In this class we had four projects. The first two projects focused on multi-threading a graph search. The graph was noised with time to traverse an edge (i.e. some get adjacent calls took significantly longer) which introduced interesting synchronization problems, but that is a discussion for another time. The last two projects focused on indexing strings in Wikipedia. Dr. Loguinov gave us Wikipedia as a text file (up to 30 GiB) and asked us to count how many times certain words appeared (project 3) and how many times all words appeared (project 4).
To get numbers out of the way, for counting certain words (30GiB) saw speeds up to 2.5 GiB/s (runtime was very dependent on the input list's size and contents). For counting all words processing speed averaged around 370 MiB/s (about 80s for 30GiB). This was on a quad/eight 2.9 GHz Intel CPU (i7-7820HQ) and the programs were limited by CPU (not disk speed).
This was a massive foray into optimization from start to finish. Dr. Loguinov required use of Windows and the Windows API to promote efficiency. The thread priority is tinkered with. The file contents are read into RAM via DMA. Synchronization and Copying had to be minimized. These factors were all compounded as the students were competing with one another for the fastest runtime.
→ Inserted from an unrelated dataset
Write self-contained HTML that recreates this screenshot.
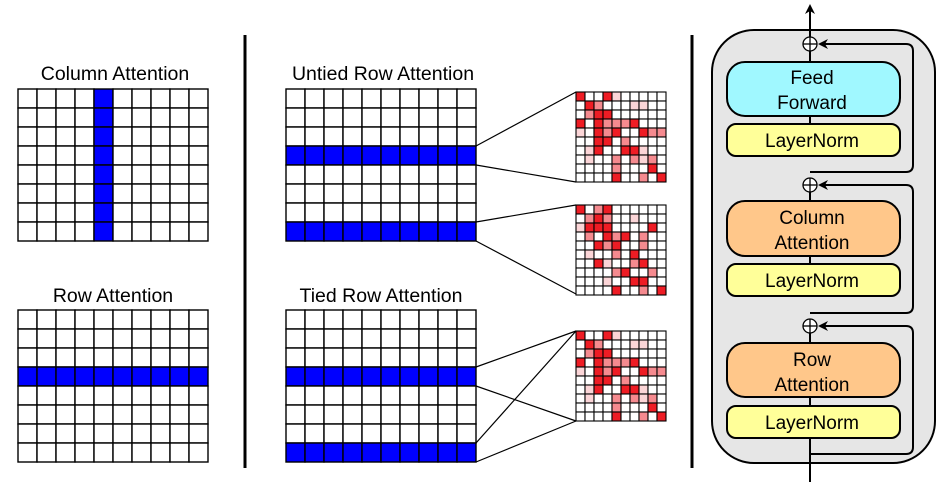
<!DOCTYPE html>
<html><head><meta charset="utf-8"><style>
html,body{margin:0;padding:0;background:#fff;}
svg{display:block;font-family:"Liberation Sans","DejaVu Sans",sans-serif;}
</style></head><body>
<svg id="s" width="948" height="488" viewBox="0 0 948 488" xmlns="http://www.w3.org/2000/svg">
<defs>
<marker id="ah" markerWidth="10" markerHeight="10" refX="8" refY="5" orient="auto" markerUnits="userSpaceOnUse">
<path d="M0,0 L10,5 L0,10 L3,5 Z" fill="#000"/></marker>
</defs>
<g id="g"></g>
<g font-size="19.5" text-anchor="middle">
<text x="115" y="80">Column Attention</text>
<text x="113" y="302">Row Attention</text>
<text x="383" y="80">Untied Row Attention</text>
<text x="381" y="302">Tied Row Attention</text>
</g>
<line x1="245" y1="35" x2="245" y2="468" stroke="#000" stroke-width="3"/>
<line x1="692" y1="35" x2="692" y2="468" stroke="#000" stroke-width="3"/>
<g stroke="#000" stroke-width="1.2">
<line x1="476" y1="146" x2="576" y2="92"/><line x1="476" y1="165" x2="576" y2="182"/>
<line x1="476" y1="222" x2="576" y2="205"/><line x1="476" y1="241" x2="576" y2="294"/>
<line x1="476" y1="367" x2="576" y2="331"/><line x1="476" y1="386" x2="576" y2="421"/>
<line x1="476" y1="443" x2="576" y2="331"/><line x1="476" y1="462" x2="576" y2="421"/>
</g>
<rect x="712" y="30" width="223" height="433" rx="42" fill="#e6e6e6" stroke="#000" stroke-width="2"/>
<g stroke="#000" stroke-width="2" fill="none">
<line x1="810" y1="482" x2="810" y2="408" marker-end="url(#ah)"/>
<line x1="810" y1="437" x2="810" y2="319"/>
<line x1="810" y1="296" x2="810" y2="267" marker-end="url(#ah)"/>
<line x1="810" y1="296" x2="810" y2="178"/>
<line x1="810" y1="156" x2="810" y2="127" marker-end="url(#ah)"/>
<line x1="810" y1="156" x2="810" y2="37"/>
<line x1="810" y1="40" x2="810" y2="6" marker-end="url(#ah)"/>
<path d="M810,454 H906 Q913,454 913,447 V333 Q913,326 906,326 H820" marker-end="url(#ah)"/>
<path d="M810,313 H906 Q913,313 913,306 V192 Q913,185 906,185 H820" marker-end="url(#ah)"/>
<path d="M810,172 H906 Q913,172 913,165 V51 Q913,44 906,44 H820" marker-end="url(#ah)"/>
</g>
<g fill="#fff" stroke="#000" stroke-width="1.3">
<circle cx="810" cy="44" r="7"/><circle cx="810" cy="185" r="7"/><circle cx="810" cy="326" r="7"/>
</g>
<g stroke="#000" stroke-width="1.3">
<line x1="803" y1="44" x2="817" y2="44"/><line x1="810" y1="37" x2="810" y2="51"/>
<line x1="803" y1="185" x2="817" y2="185"/><line x1="810" y1="178" x2="810" y2="192"/>
<line x1="803" y1="326" x2="817" y2="326"/><line x1="810" y1="319" x2="810" y2="333"/>
</g>
<g stroke="#000" stroke-width="2">
<rect x="727" y="62" width="173" height="54" rx="18" fill="#a0f8ff"/>
<rect x="727" y="124" width="173" height="32" rx="9" fill="#ffff99"/>
<rect x="727" y="201" width="173" height="55" rx="18" fill="#ffc78a"/>
<rect x="727" y="264" width="173" height="32" rx="9" fill="#ffff99"/>
<rect x="727" y="343" width="173" height="54" rx="18" fill="#ffc78a"/>
<rect x="727" y="406" width="173" height="32" rx="9" fill="#ffff99"/>
</g>
<g font-size="19" text-anchor="middle">
<text x="812" y="84">Feed</text><text x="812" y="109">Forward</text>
<text x="812" y="147">LayerNorm</text>
<text x="812" y="224">Column</text><text x="812" y="249">Attention</text>
<text x="812" y="287">LayerNorm</text>
<text x="812" y="366">Row</text><text x="812" y="391">Attention</text>
<text x="812" y="429">LayerNorm</text>
</g>
</svg>
<script>
var g=document.getElementById('g'),NS='http://www.w3.org/2000/svg';
function r(x,y,w,h,f,sw){var e=document.createElementNS(NS,'rect');e.setAttribute('x',x);e.setAttribute('y',y);e.setAttribute('width',w);e.setAttribute('height',h);e.setAttribute('fill',f);e.setAttribute('stroke','#000');e.setAttribute('stroke-width',sw);g.appendChild(e);}
function grid(x0,y0,blue){for(var i=0;i<8;i++)for(var j=0;j<10;j++){r(x0+j*19,y0+i*19,19,19,blue(i,j)?'#0000ff':'#fff',1.4);}}
grid(18,89,function(i,j){return j==4;});
grid(18,310,function(i,j){return i==3;});
grid(286,89,function(i,j){return i==3||i==7;});
grid(286,310,function(i,j){return i==3||i==7;});
var C=['#fff','#ee1c24','#f58a8f','#fbd5d7'];
var P=["1001300000","0120003300","0211000000","1012221000","3012100122","0011020000","0310011300","0300202320","0000200010","0000100201"];
var P2=["1021000000","0212003000","3111000010","0201210200","0012100200","0300201000","0013002100","0000210020","0003001100","0000100201"];
function heat(x0,y0,p){for(var i=0;i<10;i++)for(var j=0;j<10;j++)r(x0+j*9,y0+i*9,9,9,C[+p[i][j]],1.1);}
heat(576,92,P);heat(576,205,P2);heat(576,331,P);
</script>
</body></html>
The general architecture was to spawn one thread per cpu core (so 8 when running on my laptop) and one thread for reading in the file. The read thread would read chunks of the file from disk (via Virtual Memory and Direct Memory Access) and push these chunks to the worker threads to process. At the end of each chunk, the thread would synchronize to report some summary statistics, which would be printed to the console in real time as the program was running.
One interesting problem arose: dealing with the chunk boundaries. That is, when counting words, how to handle the words which span chunk boundaries. To do this a part of the prior chunk was prepended to the front of the current chunk. Care was required to ensure that no words were double counted nor that any works were missed. And that was alot of fun to debug when running multiple threads. If you're here cause you're doing this assignment and hoping for hints, all I can say is good luck.
Overall, this was a fun foray into working with large datasets in an efficient manner. Additionally, since this was the first class with major, compounding projects, I learned a lot about writing clean and dry code. It was, up to that point, the most code I had written for any one class. While it was in C++, it read a lot more like C style code (Dr. Loguinov is a big fan of C-strings for performance reasons).